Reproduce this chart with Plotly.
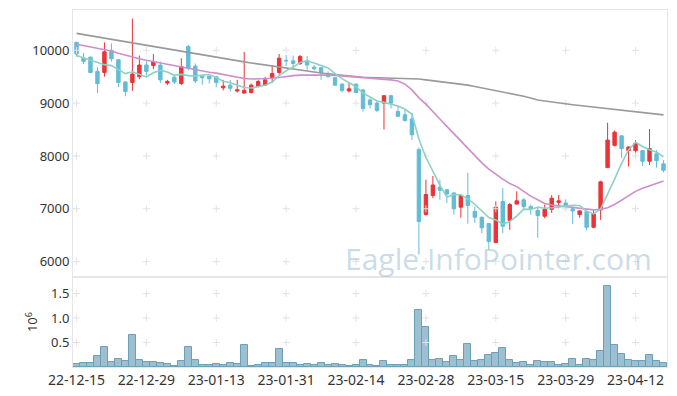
import plotly.graph_objects as go
import pandas as pd

dates = [
    "22-12-15", "22-12-16", "22-12-19", "22-12-20", "22-12-21", "22-12-22", "22-12-23", "22-12-26", "22-12-27", "22-12-28",
    "22-12-29", "23-01-02", "23-01-03", "23-01-04", "23-01-05", "23-01-06", "23-01-09", "23-01-10", "23-01-11", "23-01-12",
    "23-01-13", "23-01-16", "23-01-17", "23-01-18", "23-01-19", "23-01-20", "23-01-25", "23-01-26", "23-01-27", "23-01-30",
    "23-01-31", "23-02-01", "23-02-02", "23-02-03", "23-02-06", "23-02-07", "23-02-08", "23-02-09", "23-02-10", "23-02-13",
    "23-02-14", "23-02-15", "23-02-16", "23-02-17", "23-02-20", "23-02-21", "23-02-22", "23-02-23", "23-02-24", "23-02-27",
    "23-02-28", "23-03-02", "23-03-03", "23-03-06", "23-03-07", "23-03-08", "23-03-09", "23-03-10", "23-03-13", "23-03-14",
    "23-03-15", "23-03-16", "23-03-17", "23-03-20", "23-03-21", "23-03-22", "23-03-23", "23-03-24", "23-03-27", "23-03-28",
    "23-03-29", "23-03-30", "23-03-31", "23-04-03", "23-04-04", "23-04-05", "23-04-06", "23-04-07", "23-04-10", "23-04-11",
    "23-04-12", "23-04-13", "23-04-14", "23-04-17", "23-04-18",
]

open_ = [
    10150, 9850, 9870, 9600, 9580, 10000, 9820, 9400, 9390, 9500,
    9720, 9710, 9720, 9380, 9490, 9370, 10070, 9700, 9510, 9510,
    9500, 9290, 9340, 9230, 9190, 9200, 9320, 9340, 9480, 9580,
    9810, 9800, 9750, 9800, 9680, 9670, 9560, 9480, 9360, 9230,
    9360, 9250, 9060, 9000, 9000, 9140, 8840, 8780, 8700, 8120,
    6890, 7250, 7410, 7360, 7300, 7030, 7250, 6950, 6840, 6720,
    6360, 7140, 6780, 7090, 7170, 7040, 6970, 6860, 6990, 7120,
    7110, 7000, 6890, 6950, 6650, 6980, 7780, 8200, 8380, 8100,
    8100, 8100, 7900, 8040, 7850,
]
high = [
    10160, 9950, 9880, 9680, 10150, 10130, 9830, 9410, 10600, 9900,
    9800, 9930, 9785, 9440, 9510, 9850, 10100, 9750, 9520, 9520,
    9510, 9440, 9440, 9440, 9970, 9370, 9440, 9500, 9720, 9930,
    9910, 9900, 9910, 9890, 9720, 9680, 9600, 9480, 9370, 9400,
    9370, 9260, 9090, 9050, 9150, 9160, 8960, 8870, 8810, 8160,
    7550, 7620, 7550, 7370, 7310, 7260, 7680, 7040, 6850, 6730,
    7140, 7390, 7110, 7330, 7200, 7080, 7040, 7080, 7260, 7260,
    7180, 7040, 6970, 6960, 6980, 7530, 8630, 8480, 8390, 8180,
    8300, 8110, 8510, 8110, 7920,
]
low = [
    9880, 9740, 9570, 9190, 9500, 9785, 9300, 9130, 9230, 9450,
    9520, 9640, 9380, 9340, 9360, 9340, 9620, 9380, 9350, 9370,
    9300, 9240, 9220, 9200, 9180, 9180, 9300, 9330, 9380, 9540,
    9700, 9660, 9720, 9630, 9620, 9440, 9480, 9340, 9200, 9200,
    9190, 8840, 8900, 8830, 8500, 8900, 8740, 8650, 8300, 6130,
    6870, 7200, 7170, 7110, 6890, 6830, 6720, 6730, 6540, 6230,
    6360, 6540, 6600, 7080, 7000, 6890, 6450, 6820, 6920, 7010,
    6980, 6710, 6830, 6590, 6630, 6790, 7770, 8180, 7960, 7800,
    7990, 7810, 7830, 7780, 7690,
]
close = [
    9930, 9790, 9580, 9370, 9970, 9840, 9390, 9220, 9550, 9720,
    9600, 9780, 9440, 9410, 9400, 9690, 9660, 9420, 9480, 9460,
    9390, 9320, 9280, 9250, 9240, 9340, 9410, 9440, 9560, 9850,
    9800, 9750, 9880, 9720, 9650, 9580, 9500, 9340, 9240, 9270,
    9200, 8900, 8970, 8860, 9140, 9000, 8750, 8670, 8400, 6760,
    7270, 7450, 7350, 7280, 7000, 7250, 7060, 6840, 6640, 6380,
    7030, 6670, 7080, 7150, 7040, 7000, 6870, 6990, 7200, 7150,
    7040, 6960, 6960, 6650, 6900, 7510, 8300, 8450, 8140, 8170,
    8240, 7900, 8140, 7910, 7730,
]
volume = [
    54000, 75000, 75000, 218000, 400000, 100000, 156000, 116000, 646000, 143000,
    100000, 100000, 75000, 54000, 14000, 116000, 400000, 143000, 40000, 40000,
    54000, 40000, 75000, 60000, 440000, 14000, 40000, 75000, 75000, 360000,
    75000, 75000, 40000, 54000, 40000, 75000, 40000, 68000, 34000, 14000,
    48000, 136000, 34000, 14000, 116000, 34000, 34000, 34000, 136000, 1156000,
    810000, 136000, 156000, 95000, 218000, 136000, 463000, 116000, 136000, 238000,
    279000, 381000, 136000, 75000, 95000, 34000, 116000, 95000, 95000, 34000,
    54000, 156000, 34000, 156000, 136000, 320000, 1646000, 442000, 259000, 136000,
    116000, 116000, 238000, 116000, 75000,
]
# first four 5-day averages (they need earlier closes)
ma5_start = [9900, 9860, 9810, 9770]
ma20 = [
    10113, 10090, 10065, 10040, 10010, 9985, 9945, 9905, 9870, 9840,
    9810, 9785, 9755, 9725, 9700, 9680, 9650, 9625, 9600, 9585,
    9568, 9540, 9515, 9490, 9465, 9455, 9458, 9465, 9470, 9485,
    9505, 9520, 9530, 9533, 9535, 9535, 9530, 9525, 9515, 9505,
    9490, 9475, 9465, 9455, 9445, 9440, 9420, 9360, 9250, 9100,
    8980, 8850, 8700, 8560, 8420, 8280, 8140, 8010, 7870, 7750,
    7650, 7560, 7480, 7420, 7330, 7240, 7170, 7100, 7070, 7055,
    7040, 7020, 7000, 6985, 6980, 6990, 7020, 7080, 7160, 7250,
    7330, 7390, 7440, 7490, 7525,
]
ma60 = [
    10320, 10297, 10274, 10251, 10228, 10205, 10182, 10159, 10136, 10113,
    10090, 10067, 10044, 10021, 9998, 9975, 9952, 9929, 9906, 9883,
    9860, 9840, 9820, 9800, 9780, 9760, 9740, 9720, 9700, 9685,
    9665, 9645, 9625, 9605, 9590, 9570, 9555, 9540, 9525, 9510,
    9500, 9490, 9485, 9480, 9478, 9476, 9474, 9472, 9468, 9455,
    9440, 9425, 9410, 9395, 9380, 9360, 9340, 9315, 9290, 9265,
    9240, 9215, 9190, 9165, 9130, 9095, 9060, 9040, 9020, 9000,
    8985, 8970, 8955, 8940, 8925, 8915, 8905, 8890, 8875, 8860,
    8840, 8825, 8810, 8795, 8777,
]
price_ticks = [6000, 7000, 8000, 9000, 10000]
price_ticktext = ["6000", "7000", "8000", "9000", "10000"]
vol_ticks = [0.5, 1.0, 1.5]
vol_ticktext = ["0.5", "1.0", "1.5"]

ma5 = pd.Series(close).rolling(5).mean()
ma5[:4] = ma5_start
vol_m = [v / 1e6 for v in volume]
xticks = dates[::10]
n = len(dates)

UP = "#ea3339"
DOWN = "#62bcd6"
FRAME = "#e6e6e6"
GRIDMARK = "#e2e2e2"

fig = go.Figure()

# grid cross marks
fig.add_trace(go.Scatter(
    x=[d for d in xticks for _ in price_ticks], y=[p for _ in xticks for p in price_ticks],
    mode="markers", marker=dict(symbol="cross-thin", size=5, line=dict(color=GRIDMARK, width=1)),
    hoverinfo="skip", showlegend=False, xaxis="x", yaxis="y"))
fig.add_trace(go.Scatter(
    x=[d for d in xticks for _ in vol_ticks], y=[v for _ in xticks for v in vol_ticks],
    mode="markers", marker=dict(symbol="cross-thin", size=5, line=dict(color=GRIDMARK, width=1)),
    hoverinfo="skip", showlegend=False, xaxis="x2", yaxis="y2"))

fig.add_trace(go.Scatter(x=dates, y=ma60, mode="lines", line=dict(color="#9a9a9a", width=1.6),
                         showlegend=False, xaxis="x", yaxis="y"))
fig.add_trace(go.Scatter(x=dates, y=ma20, mode="lines", line=dict(color="#cf8ecb", width=1.6),
                         showlegend=False, xaxis="x", yaxis="y"))

fig.add_trace(go.Candlestick(
    x=dates, open=open_, high=high, low=low, close=close,
    increasing=dict(line=dict(color=UP, width=1), fillcolor=UP),
    decreasing=dict(line=dict(color=DOWN, width=1), fillcolor=DOWN),
    whiskerwidth=0, showlegend=False, xaxis="x", yaxis="y"))

fig.add_trace(go.Scatter(x=dates, y=ma5, mode="lines", line=dict(color="#8ed0c3", width=1.6),
                         showlegend=False, xaxis="x", yaxis="y"))

fig.add_trace(go.Bar(x=dates, y=vol_m, marker=dict(color="#9cc0d1", line=dict(color="#6b9fb6", width=1)),
                     showlegend=False, xaxis="x2", yaxis="y2"))

axis_common = dict(showline=True, mirror=True, linecolor=FRAME, linewidth=1, showgrid=False,
                   zeroline=False, ticks="", automargin=False)
yfont = dict(family="Noto Sans", size=13, color="#333333")
xfont = dict(family="Noto Sans", size=14, color="#333333")

# the page body has an 8px margin, so the figure is sized/offset to compensate
fig.update_layout(
    template="none",
    width=669, height=388,
    margin=dict(l=65, r=10, t=2, b=29),
    paper_bgcolor="white", plot_bgcolor="white",
    bargap=0,
    xaxis=dict(type="category", categoryorder="array", categoryarray=dates, domain=[0, 1],
               range=[-0.5, n - 0.5], anchor="y", showticklabels=False,
               rangeslider=dict(visible=False), tickvals=xticks, **axis_common),
    yaxis=dict(domain=[0.253, 1], range=[5715, 10762], tickvals=price_ticks, ticktext=price_ticktext,
               anchor="x", tickfont=yfont, **axis_common),
    xaxis2=dict(type="category", categoryorder="array", categoryarray=dates, domain=[0, 1],
                range=[-0.5, n - 0.5], anchor="y2", tickvals=xticks, ticktext=xticks, tickfont=xfont,
                **axis_common),
    yaxis2=dict(domain=[0, 0.252], range=[0, 1.837], tickvals=vol_ticks, ticktext=vol_ticktext, anchor="x2",
                tickfont=yfont,
                title=dict(text="10<sup>6</sup>", font=dict(family="Noto Sans", size=13, color="#333333"), standoff=10),
                **axis_common),
    annotations=[dict(text="Eagle.InfoPointer.com", xref="paper", yref="paper", x=0.978, y=0.305,
                      xanchor="right", yanchor="middle", showarrow=False,
                      font=dict(family="Open Sans", size=30, color="rgba(150,185,208,0.5)"))],
)

fig.write_html("out.html")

OBJECTIVE: Starting at the top of the listing above, please restate word for word each line up to and including the one that holds "import pandas as pd", omitting every image.

IN RESPONSE:
Reproduce this chart with Plotly.
import plotly.graph_objects as go
import pandas as pd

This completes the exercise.